• **Source excerpt**:

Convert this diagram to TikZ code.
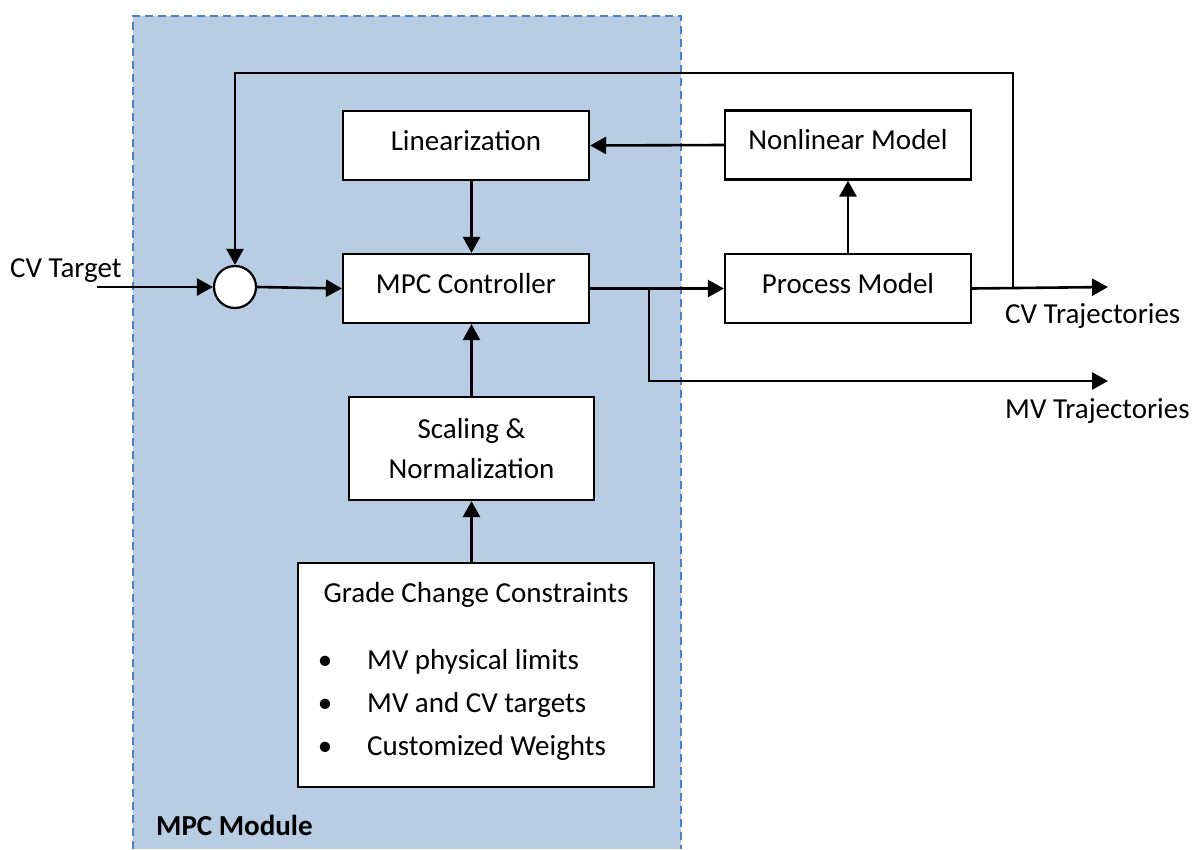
\documentclass[tikz,border=0pt]{standalone}
\usepackage{fontspec}
\setmainfont{Carlito}
\usetikzlibrary{arrows.meta,calc}
\definecolor{modfill}{HTML}{B8CCE4}
\definecolor{modline}{HTML}{4F81BD}
\tikzset{
	blk/.style={draw, fill=white, line width=2.2pt,
		minimum width=246pt, minimum height=69pt},
	tb/.style={text height=18pt, text depth=9pt},
	arr/.style={line width=2.6pt, -{Triangle[length=16pt,width=17pt]}},
	lbl/.style={inner sep=0pt, anchor=base west}
}
\begin{document}
	\begin{tikzpicture}[x=1pt, y=-1pt, font=\fontsize{29}{40}\selectfont]
		\useasboundingbox (0,0) rectangle (1196,849);
		% MPC module
		\fill[modfill] (133,16) rectangle (681,849);
		\draw[modline, line width=1.6pt, dash pattern=on 8pt off 5pt]
			(133,849) -- (133,16) -- (681,16) -- (681,849);
		\node[lbl, font=\fontsize{29}{34}\selectfont\bfseries] (modtxt) at (156,835) {MPC Module};
		
		% blocks
		\node[blk, tb] (lin) at (466,145.5) {Linearization};
		\node[blk, tb] (nlm) at (848,145) {Nonlinear Model};
		\node[blk, tb] (mpc) at (466,288.5) {MPC Controller};
		\node[blk, tb] (proc) at (848,288.5) {Process Model};
		\node[draw, fill=white, circle, line width=2.2pt, minimum size=42pt, inner sep=0pt] (sum) at (235,287) {};
		\node[blk, align=center, minimum width=245pt, minimum height=103pt] (scal) at (471.5,448.5) {Scaling \&\\Normalization};
		\node[blk, minimum width=356pt, minimum height=224pt] (grade) at (476,675) {};
		\node[anchor=base, inner sep=0pt] (gtitle) at (476,602) {Grade Change Constraints};
		\foreach \txt [count=\i] in {MV physical limits, MV and CV targets, Customized Weights}{
			\node[anchor=base, inner sep=0pt] (gb\i) at (325,{626+43*\i}) {\textbullet};
			\node[lbl] (gi\i) at (367,{626+43*\i}) {\txt};
		}
		
		% in and out
		\node[lbl] (cvtxt) at (10,277) {CV Target};
		\node[lbl] (cvtraj) at (1005,323) {CV Trajectories};
		\node[lbl] (mvtraj) at (1005,418) {MV Trajectories};
		\coordinate (cvin) at (97,287);
		\coordinate (cvout) at (1108,287);
		\coordinate (mvout) at (1108,381);
		\coordinate (br) at (649,287);
		\coordinate (fb) at (1013,287);
		\coordinate (fbtop) at (1013,73);
		
		% connectors
		\draw[arr] (cvin) -- (sum.west);
		\draw[arr] (sum.east) -- (mpc.west);
		\draw[arr] (mpc.east) -- (proc.west);
		\draw[arr] (br) |- (mvout);
		\draw[arr] (proc.east) -- (cvout);
		\draw[arr] (fb) -- (fbtop) -| (sum.north);
		\draw[arr] (proc.north) -- (nlm.south);
		\draw[arr] (nlm.west) -- (lin.east);
		\draw[arr] (lin.south -| scal.north) -- (mpc.north -| scal.north);
		\draw[arr] (scal.north) -- (scal.north |- mpc.south);
		\draw[arr] (grade.north -| scal.north) -- (scal.south);
	\end{tikzpicture}
\end{document}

• **What needs to be done**:
Copy each line above precisely, dropping the pictures.

• **Task answer**:
Convert this diagram to TikZ code.
\documentclass[tikz,border=0pt]{standalone}
\usepackage{fontspec}
\setmainfont{Carlito}
\usetikzlibrary{arrows.meta,calc}
\definecolor{modfill}{HTML}{B8CCE4}
\definecolor{modline}{HTML}{4F81BD}
\tikzset{
	blk/.style={draw, fill=white, line width=2.2pt,
		minimum width=246pt, minimum height=69pt},
	tb/.style={text height=18pt, text depth=9pt},
	arr/.style={line width=2.6pt, -{Triangle[length=16pt,width=17pt]}},
	lbl/.style={inner sep=0pt, anchor=base west}
}
\begin{document}
	\begin{tikzpicture}[x=1pt, y=-1pt, font=\fontsize{29}{40}\selectfont]
		\useasboundingbox (0,0) rectangle (1196,849);
		% MPC module
		\fill[modfill] (133,16) rectangle (681,849);
		\draw[modline, line width=1.6pt, dash pattern=on 8pt off 5pt]
			(133,849) -- (133,16) -- (681,16) -- (681,849);
		\node[lbl, font=\fontsize{29}{34}\selectfont\bfseries] (modtxt) at (156,835) {MPC Module};
		
		% blocks
		\node[blk, tb] (lin) at (466,145.5) {Linearization};
		\node[blk, tb] (nlm) at (848,145) {Nonlinear Model};
		\node[blk, tb] (mpc) at (466,288.5) {MPC Controller};
		\node[blk, tb] (proc) at (848,288.5) {Process Model};
		\node[draw, fill=white, circle, line width=2.2pt, minimum size=42pt, inner sep=0pt] (sum) at (235,287) {};
		\node[blk, align=center, minimum width=245pt, minimum height=103pt] (scal) at (471.5,448.5) {Scaling \&\\Normalization};
		\node[blk, minimum width=356pt, minimum height=224pt] (grade) at (476,675) {};
		\node[anchor=base, inner sep=0pt] (gtitle) at (476,602) {Grade Change Constraints};
		\foreach \txt [count=\i] in {MV physical limits, MV and CV targets, Customized Weights}{
			\node[anchor=base, inner sep=0pt] (gb\i) at (325,{626+43*\i}) {\textbullet};
			\node[lbl] (gi\i) at (367,{626+43*\i}) {\txt};
		}
		
		% in and out
		\node[lbl] (cvtxt) at (10,277) {CV Target};
		\node[lbl] (cvtraj) at (1005,323) {CV Trajectories};
		\node[lbl] (mvtraj) at (1005,418) {MV Trajectories};
		\coordinate (cvin) at (97,287);
		\coordinate (cvout) at (1108,287);
		\coordinate (mvout) at (1108,381);
		\coordinate (br) at (649,287);
		\coordinate (fb) at (1013,287);
		\coordinate (fbtop) at (1013,73);
		
		% connectors
		\draw[arr] (cvin) -- (sum.west);
		\draw[arr] (sum.east) -- (mpc.west);
		\draw[arr] (mpc.east) -- (proc.west);
		\draw[arr] (br) |- (mvout);
		\draw[arr] (proc.east) -- (cvout);
		\draw[arr] (fb) -- (fbtop) -| (sum.north);
		\draw[arr] (proc.north) -- (nlm.south);
		\draw[arr] (nlm.west) -- (lin.east);
		\draw[arr] (lin.south -| scal.north) -- (mpc.north -| scal.north);
		\draw[arr] (scal.north) -- (scal.north |- mpc.south);
		\draw[arr] (grade.north -| scal.north) -- (scal.south);
	\end{tikzpicture}
\end{document}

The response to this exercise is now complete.